L’une des infirmières prenant part à la discussion a déclaré : « Nous disposons d’environ 20 000 infirmières en Afghanistan, parmi lesquelles 5 000 travaillent dans des hôpitaux publics, les autres travaillant dans des organismes privés. Mais de nombreuses infirmières sont sans emploi et, en Afghanistan, elles ont peu de possibilités de formation supérieure. Il est difficile pour les infirmières diplômées d’obtenir un diplôme universitaire, et pour celles qui en disposent, de suivre un Master. Les infirmières font face à une situation particulièrement difficile, avec l’absence de perspectives ; les événements récents pouvant encore aggraver la situation. »
Bien que le Gouvernement des Talibans ait déclaré que les femmes travaillant dans le secteur de la santé sont libres de se rendre au travail, les représentantes de l’AAI ont expliqué à M. Catton que la situation est confuse et, d’après des témoignages recueillis dans des hôpitaux, certains patients rejettent les infirmières. Elles ont fait savoir qu’un groupe de patients dans un hôpital réprouvaient le fait qu’elles travaillent. Ailleurs, des infirmières se sont enfuies d’une unité d’urgence, effrayées par l’irruption de soldats armés dans les salles d’un hôpital, terrifiant les patients.
Le Conseil afghan des infirmières et des sages-femmes parvient encore à enregistrer des infirmières, ce qui est très positif. Il se fixe des objectifs clairs et travaille dur pour maintenir le système d’enregistrement des infirmières à flot.

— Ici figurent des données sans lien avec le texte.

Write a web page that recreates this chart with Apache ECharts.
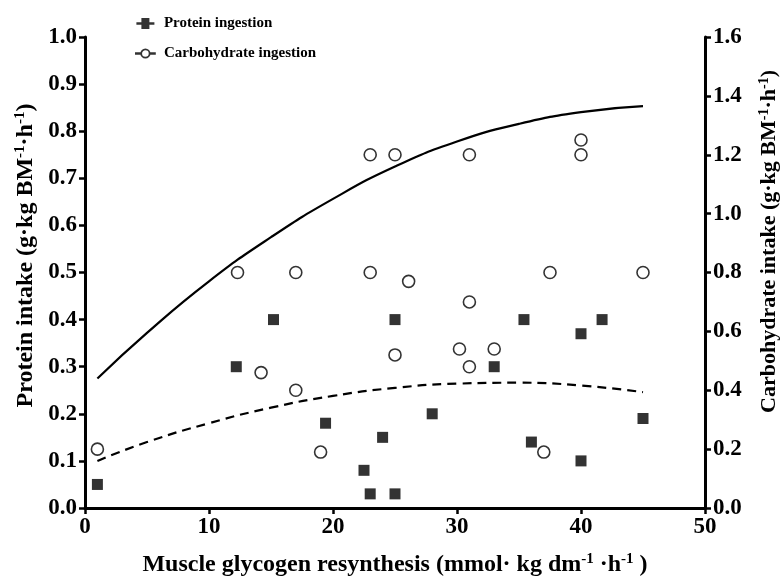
<!DOCTYPE html>
<html>
<head>
<meta charset="utf-8">
<script src="https://cdn.jsdelivr.net/npm/echarts@6/dist/echarts.min.js"></script>
<style>
html,body{margin:0;padding:0;background:#fff;}
#chart{width:783px;height:583px;}
</style>
</head>
<body>
<div id="chart"></div>
<script>
// ---- data ----
const proteinX = [1, 12.2, 15.2, 19.4, 22.5, 23, 24, 25, 25, 28, 33, 35.4, 36, 40, 41.7, 40, 45];
const proteinY = [0.05, 0.30, 0.40, 0.18, 0.08, 0.03, 0.15, 0.40, 0.03, 0.20, 0.30, 0.40, 0.14, 0.37, 0.40, 0.10, 0.19];

const carbX = [1, 12.3, 14.2, 17, 17, 19, 23, 25, 31, 40, 40, 23, 26.1, 37.5, 45, 25, 31, 30.2, 33, 31, 37];
const carbY = [0.20, 0.80, 0.46, 0.80, 0.40, 0.19, 1.20, 1.20, 1.20, 1.25, 1.20, 0.80, 0.77, 0.80, 0.80, 0.52, 0.70, 0.54, 0.54, 0.48, 0.19];

const fitX = [1, 5, 10, 15, 20, 25, 30, 35, 40, 45];
const carbFitY = [0.44, 0.595, 0.77, 0.92, 1.05, 1.16, 1.245, 1.305, 1.345, 1.365];
const proteinFitY = [0.10, 0.14, 0.18, 0.213, 0.238, 0.255, 0.264, 0.266, 0.26, 0.246];

const xTicks = [0, 10, 20, 30, 40, 50];
const leftTicks = [0, 0.1, 0.2, 0.3, 0.4, 0.5, 0.6, 0.7, 0.8, 0.9, 1.0];
const rightTicks = [0, 0.2, 0.4, 0.6, 0.8, 1.0, 1.2, 1.4, 1.6];

const seriesNames = ['Protein ingestion', 'Carbohydrate ingestion'];
// --------------------------------------

const zip = (xs, ys) => xs.map((x, i) => [x, ys[i]]);
const FONT = '"Liberation Serif", "Times New Roman", serif';

function nameStyle(size, extra) {
  return Object.assign({
    color: '#000', fontFamily: FONT, fontWeight: 'bold', fontSize: size,
    rich: {
      sup: { fontFamily: FONT, fontWeight: 'bold', fontSize: Math.round(size * 0.62), color: '#000', verticalAlign: 'top', padding: [0, 0, Math.round(size * 0.45), 0] }
    }
  }, extra || {});
}

const axisCommon = {
  axisLine: { show: true, onZero: false, lineStyle: { color: '#000', width: 3 } },
  axisTick: { show: true, inside: false, length: 6, lineStyle: { color: '#000', width: 2.5 } },
  splitLine: { show: false },
  axisLabel: { color: '#000', fontFamily: FONT, fontWeight: 'bold', fontSize: 23, margin: 8 }
};

const chart = echarts.init(document.getElementById('chart'), null, { renderer: 'canvas' });
chart.setOption({
  backgroundColor: '#fff',
  animation: false,
  grid: { left: 85, right: 78, top: 37, bottom: 75, containLabel: false, outerBoundsMode: 'none' },
  legend: {
    orient: 'vertical',
    left: 135,
    top: 16,
    padding: 0,
    itemGap: 15,
    itemWidth: 19,
    itemHeight: 11,
    textStyle: { color: '#000', fontFamily: FONT, fontWeight: 'bold', fontSize: 15, padding: [0, 0, 0, 4] },
    data: [
      { name: seriesNames[0], icon: 'path://M0,4.2 H5 V0 H13 V4.2 H18 V6.8 H13 V11 H5 V6.8 H0 Z' },
      { name: seriesNames[1], icon: 'path://M0,5.1 H5 V5.9 H0 Z M5,5.5 A4,4 0 1,1 13,5.5 A4,4 0 1,1 5,5.5 Z M13,5.1 H18 V5.9 H13 Z',
        itemStyle: { color: '#fff', borderColor: '#000', borderWidth: 1.8 } }
    ]
  },
  xAxis: Object.assign({}, axisCommon, {
    type: 'value', min: xTicks[0], max: xTicks[xTicks.length - 1], interval: 10,
    name: 'Muscle glycogen resynthesis (mmol· kg dm{sup|-1} ·h{sup|-1} )',
    nameLocation: 'middle', nameGap: 44,
    nameTextStyle: nameStyle(24)
  }),
  yAxis: [
    Object.assign({}, axisCommon, {
      type: 'value', position: 'left', min: leftTicks[0], max: leftTicks[leftTicks.length - 1], interval: 0.1,
      name: 'Protein intake (g·kg BM{sup|-1}·h{sup|-1})',
      nameLocation: 'middle', nameGap: 44, nameRotate: 90,
      nameTextStyle: nameStyle(24, { padding: [0, 0, 0, 34] }),
      axisLabel: Object.assign({}, axisCommon.axisLabel, { formatter: v => v.toFixed(1) })
    }),
    Object.assign({}, axisCommon, {
      type: 'value', position: 'right', min: rightTicks[0], max: rightTicks[rightTicks.length - 1], interval: 0.2,
      name: 'Carbohydrate intake (g·kg BM{sup|-1}·h{sup|-1})',
      nameLocation: 'middle', nameGap: 52, nameRotate: 90,
      nameTextStyle: nameStyle(22, { padding: [0, 0, 0, 62] }),
      axisLabel: Object.assign({}, axisCommon.axisLabel, { formatter: v => v.toFixed(1) })
    })
  ],
  series: [
    {
      name: seriesNames[0], type: 'scatter', yAxisIndex: 0,
      symbol: 'rect', symbolSize: 11,
      itemStyle: { color: '#000' },
      data: zip(proteinX, proteinY), z: 5
    },
    {
      name: seriesNames[1], type: 'scatter', yAxisIndex: 1,
      symbol: 'circle', symbolSize: 12,
      itemStyle: { color: '#fff', borderColor: '#000', borderWidth: 1.6 },
      data: zip(carbX, carbY), z: 5
    },
    {
      name: 'carbFit', type: 'line', yAxisIndex: 1, smooth: true, showSymbol: false, symbol: 'none',
      lineStyle: { color: '#000', width: 2.2, type: 'solid' },
      data: zip(fitX, carbFitY), z: 3, silent: true
    },
    {
      name: 'proteinFit', type: 'line', yAxisIndex: 0, smooth: true, showSymbol: false, symbol: 'none',
      lineStyle: { color: '#000', width: 2.2, type: [9, 6] },
      data: zip(fitX, proteinFitY), z: 3, silent: true
    }
  ]
});
</script>
</body>
</html>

Le Directeur général du CII a déclaré que l’AAI et le Conseil afghan des infirmières et des sages-femmes méritent des éloges pour avoir élaboré des stratégies visant à résoudre les principaux problèmes auxquels la profession est confrontée, notamment l’accès à la formation, le renforcement des capacités et la normalisation des services de soins infirmiers. Les infirmières leaders ont demandé un appui constant du CII pour la défense des droits, l’égalité des sexes, les perspectives professionnelles et la formation et le leadership. Elles ont exhorté la communauté internationale des soins infirmiers à continuer de militer fermement et ouvertement pour l’enseignement supérieur en Afghanistan, notamment la licence, le Master et le doctorat.
Lors de la visioconférence, les infirmières leaders afghanes ont invité instamment l’Organisation mondiale de la Santé (OMS) à intervenir par le biais de programmes de formation en ligne d’enseignement supérieur pour combler les lacunes du pays, et à fournir des bourses d’études en soins infirmiers. Elles ont également appelé les organisations internationales à inviter les infirmières afghanes à participer aux conférences internationales sur les soins infirmiers pour améliorer le niveau des soins infirmiers dans le pays. M. Catton a assuré les infirmières leaders que le CII veillerait à ce que des infirmières afghanes puissent participer au prochain Congrès virtuel du CII, organisé en novembre, afin qu’elles puissent s’adresser directement aux autres participants et faire part de leur expérience. Il a ajouté que le CII communique avec l’OMS et continuera de collaborer avec les organisations internationales pour soutenir la profession en Afghanistan.
Pour finir, M. Catton a remercié les infirmières de leur appel, insistant sur l’importance de rester en liaison étroite avec l’AAI et les assurant du soutien sans faille de toute la famille du CII durant cette période complexe et incertaine.